Global leaders will converge on New York City Monday for "The Future in Our Hands: Addressing the Leadership Challenge of Climate Change," a special conference hosted by UN Secretary-General Ban Ki-moon to help advance world-wide action on global warming. And President Bush has used this opportunity to host a smaller gathering in Washington, DC later in the week that will bring together leaders from 11 countries, the United Nations, and the European Union (representatives from Britain, France, Germany, and Italy will attend) that have been identified as the world’s "top emitters."

The interactive map below shows who some of these top emitters are, who has been invited to Bush’s September 28 meeting, and who has already committed to the United Nation’s Kyoto Accord—an international treaty on climate change.

How to use the maps:

Get information: Hover over a country to see how many metric tons of carbon dioxide emissions it emits per capita, or how many millions of tons it emits total, and whether it has ratified the Kyoto Accord. Invitees to Bush’s September 28th major emitters meeting are also marked.
Zoom in: Use the magnifying glass, or mark an area with the cursor
Zoom out: Right click and select zoom out, or use the magnifying glass

Per Capita World Carbon Dioxide Emissions from the Consumption and Flaring of Fossil Fuels, 2004 (metric tons)


Red: over 15 metric tons of carbon per capita annually in 2004
Dark Orange: 10 – 15 metric tons per capita
Light Orange: 5 – 10 metric tons per capita
Yellow: 2 – 5 metric tons per capita
Light Green: 1 – 2 metric tons per capita
Dark Green: less than 1 metric ton per capita

Source: Energy Information Administration

Total World Carbon Dioxide Emissions from the Consumption and Flaring of Fossil Fuels, 2005 (millions of metric tons)
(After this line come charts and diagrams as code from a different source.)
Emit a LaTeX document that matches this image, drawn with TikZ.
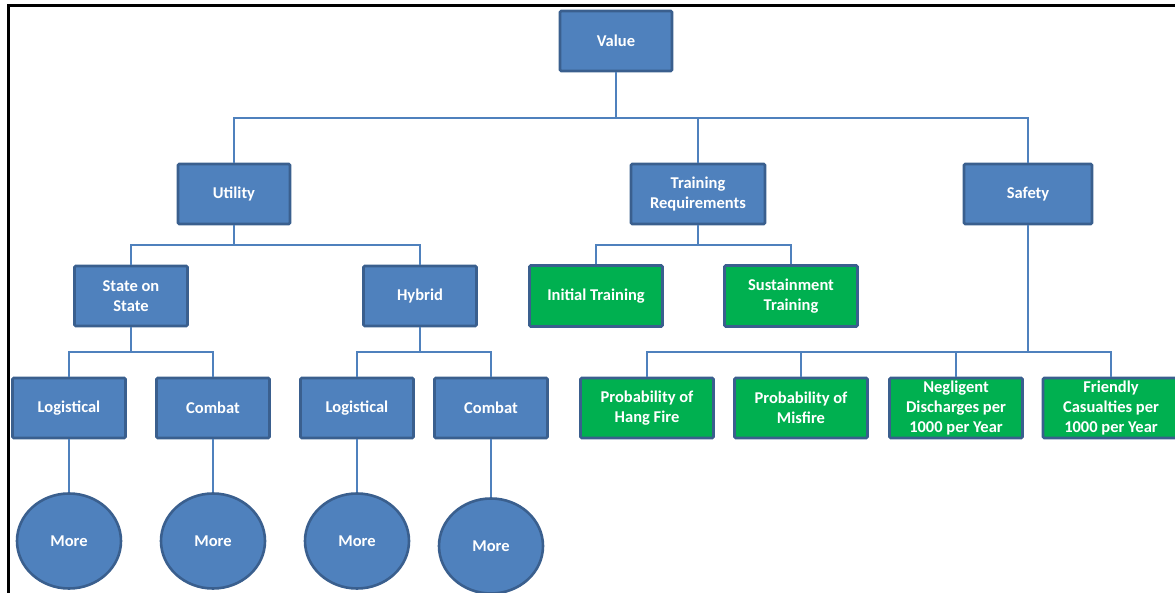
\documentclass[tikz,border=0pt]{standalone}
\usepackage{fontspec}
\setmainfont{Carlito}
\usetikzlibrary{shapes.geometric}
\definecolor{boxblue}{HTML}{4F81BD}
\definecolor{edgeblue}{HTML}{3A5F8E}
\definecolor{boxgreen}{HTML}{00B050}
\begin{document}
\begin{tikzpicture}[x=1pt,y=-1pt,
  box/.style={draw=edgeblue,line width=2.6pt,fill=boxblue,rounded corners=1.2pt,
    minimum width=#1,minimum height=60pt,inner sep=1pt,text=white,
    font=\bfseries\fontsize{16.5}{20}\selectfont,align=center},
  box/.default=112pt,
  gbox/.style={box=133pt,fill=boxgreen},
  more/.style={ellipse,draw=edgeblue,line width=2.6pt,fill=boxblue,
    minimum width=104pt,minimum height=95pt,text=white,
    font=\bfseries\fontsize{16.5}{20}\selectfont},
  link/.style={draw=boxblue,line width=1.2pt}]
\useasboundingbox (0,0) rectangle (1175,593);
\clip (0,0) rectangle (1175,593);
% page frame
\draw[line width=3pt] (8,600) -- (8,5.5) -- (1180,5.5);
% level 0
\node[box] (value) at (616,41) {Value};
% level 1
\node[box] (utility) at (234,194) {Utility};
\node[box=134pt] (train) at (698,194) {Training\\Requirements};
\node[box=128pt] (safety) at (1028,194) {Safety};
% level 2
\node[box=113pt] (sos) at (131,296) {State on\\State};
\node[box=113pt] (hybrid) at (420,296) {Hybrid};
\node[gbox,minimum height=61pt] (init) at (596,296) {Initial Training};
\node[gbox,minimum height=61pt] (sust) at (791,296) {Sustainment\\Training};
% level 3
\node[box=113pt] (log1) at (69,408) {Logistical};
\node[box=113pt] (com1) at (213,408) {Combat};
\node[box=113pt] (log2) at (357,408) {Logistical};
\node[box=113pt] (com2) at (491,408) {Combat};
\node[gbox] (hang) at (647,408) {Probability of\\Hang Fire};
\node[gbox] (mis) at (801,408) {Probability of\\Misfire};
\node[gbox] (neg) at (956,408) {Negligent\\Discharges per\\1000 per Year};
\node[gbox,minimum width=136pt] (fri) at (1111,408) {Friendly\\Casualties per\\1000 per Year};
% level 4
\node[more] (m1) at (69,541) {More};
\node[more] (m2) at (213,541) {More};
\node[more] (m3) at (357,541) {More};
\node[more] (m4) at (491,546) {More};
% connectors
\draw[link] (value.south) -- (616,118) coordinate (b0);
\draw[link] (utility.north) |- (b0) -| (safety.north);
\draw[link] (train.north) -- (train.north |- b0);
\draw[link] (utility.south) -- (234,245) coordinate (b1);
\draw[link] (sos.north) |- (b1) -| (hybrid.north);
\draw[link] (train.south) -- (698,245) coordinate (b2);
\draw[link] (init.north) |- (b2) -| (sust.north);
\draw[link] (safety.south) -- (1028,352) coordinate (b3);
\draw[link] (hang.north) |- (b3) -| (fri.north);
\draw[link] (mis.north) -- (mis.north |- b3);
\draw[link] (neg.north) -- (neg.north |- b3);
\draw[link] (sos.south) -- (131,352) coordinate (b4);
\draw[link] (log1.north) |- (b4) -| (com1.north);
\draw[link] (hybrid.south) -- (420,352) coordinate (b5);
\draw[link] (log2.north) |- (b5) -| (com2.north);
\draw[link] (log1) -- (m1);
\draw[link] (com1) -- (m2);
\draw[link] (log2) -- (m3);
\draw[link] (com2) -- (m4);
\end{tikzpicture}
\end{document}
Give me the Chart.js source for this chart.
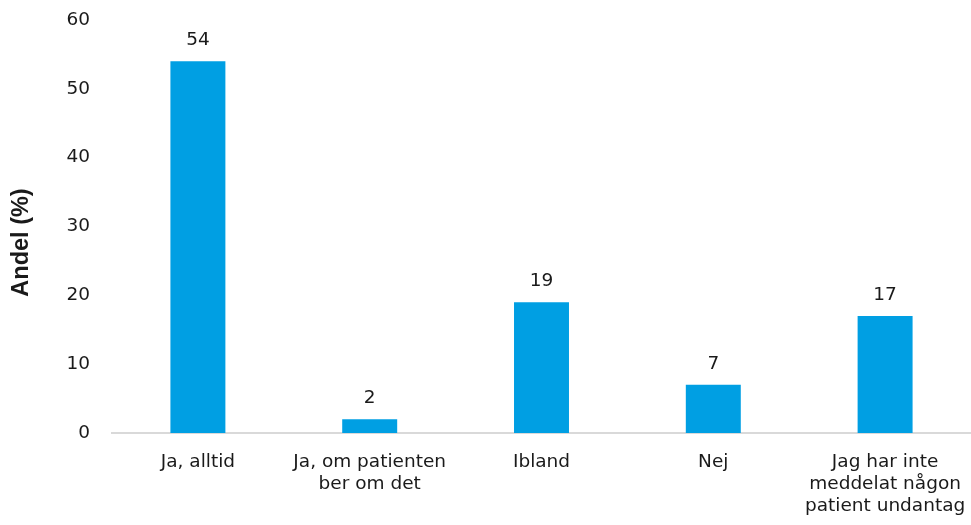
<!DOCTYPE html>
<html>
<head>
<meta charset="utf-8">
<script src="https://cdn.jsdelivr.net/npm/chart.js@4"></script>
<style>
  html, body { margin: 0; padding: 0; background: #fff; }
  #wrap { width: 971px; height: 525px; }
</style>
</head>
<body>
<div id="wrap"><canvas id="myChart" width="971" height="525"></canvas></div>
<script>
'use strict'
const categories = [
    'Ja, alltid',
    ['Ja, om patienten', 'ber om det'],
    'Ibland',
    'Nej',
    ['Jag har inte', 'meddelat någon', 'patient undantag']
];
const values = [54, 2, 19, 7, 17];
const yTicks = [0, 10, 20, 30, 40, 50, 60];
const yTitle = 'Andel (%)';

const fontName = "'DejaVu Sans', Verdana, sans-serif";

//draws the number above each bar and the y axis title
const valueLabels = {
    id: 'valueLabels',
    afterDatasetsDraw(chart){
        const ctx = chart.ctx;
        const meta = chart.getDatasetMeta(0);
        ctx.save();
        ctx.font = '18.5px ' + fontName;
        ctx.fillStyle = '#1a1a1a';
        ctx.textAlign = 'center';
        ctx.textBaseline = 'alphabetic';
        meta.data.forEach((bar, i) => {
            ctx.fillText(values[i], bar.x, bar.y - 16);
        });
        //axis title, a bit below the middle like in the original
        ctx.translate(22, chart.chartArea.top + (chart.chartArea.bottom - chart.chartArea.top) / 2 + 16);
        ctx.rotate(-Math.PI / 2);
        ctx.font = "bold 23.5px 'Liberation Sans', Arial, sans-serif";
        ctx.textBaseline = 'middle';
        ctx.fillText(yTitle, 0, 0);
        ctx.restore();
    }
};

const config = {
    type: 'bar',
    data: {
        labels: categories,
        datasets: [{
            data: values,
            backgroundColor: '#009fe3',
            barPercentage: 0.32,
            categoryPercentage: 1
        }]
    },
    options: {
        responsive: false,
        animation: false,
        layout: { padding: { top: 20, right: 0, bottom: 0, left: 0 } },
        plugins: { legend: { display: false }, tooltip: { enabled: false } },
        scales: {
            x: {
                afterFit(scale){
                    scale.height = 92;
                    scale.paddingLeft = 0;
                    scale.paddingRight = 0;
                },
                grid: { display: false, drawTicks: false },
                border: { display: true, color: '#d9d9d9', width: 2 },
                ticks: {
                    color: '#1a1a1a',
                    font: { family: fontName, size: 18.5, lineHeight: 1.19 },
                    padding: 18,
                    maxRotation: 0,
                    autoSkip: false
                }
            },
            y: {
                min: 0,
                max: 60,
                afterBuildTicks(scale){
                    scale.ticks = yTicks.map(v => ({ value: v }));
                },
                afterFit(scale){
                    scale.width = 112;
                    scale.paddingTop = 0;
                    scale.paddingBottom = 0;
                },
                grid: { display: false, drawTicks: false },
                border: { display: false },
                ticks: {
                    color: '#1a1a1a',
                    font: { family: fontName, size: 18.5 },
                    padding: 22
                }
            }
        }
    },
    plugins: [valueLabels]
};

let myChart = new Chart(document.getElementById('myChart'), config);
</script>
</body>
</html>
Red: over 1,000 total million metric tons of carbon annually in 2005
Dark Orange: 300 – 1,000 million tons
Light Orange: 100 – 300 million tons
Yellow: 10 – 100 million tons
Light Green: 3 – 10 million tons
Dark Green: less than 3 million tons

Source: Energy Information Administration

The United States is one of the world’s leading emitters, producing almost 6 billion metric tons of carbon dioxide per year according to the Energy Information Administration’s most recent estimate in 2005. China has been hot on the U.S.’s heels in terms of emissions, and this year the Netherlands Environmental Assessment Agency estimates that China has become the world’s greatest overall emitter. But while China ratified the Kyoto Protocol in 2002, the United States has stated that it does not intend to do so. And it’s not the only one. Australia, one of the top emitters both per capita and in terms of total emissions, has also failed to join the 171 other countries that have ratified the Kyoto Accord.

It’s time for the United States and other major emitters to step up and make serious commitment to fighting the deadly effects of climate change. As such, these major emitters should commit to prompt, binding, enforceable greenhouse gas reductions, not make promises about "aspirational goals."  Anything less will fail to seriously address global warming, and all nations will suffer the consequences.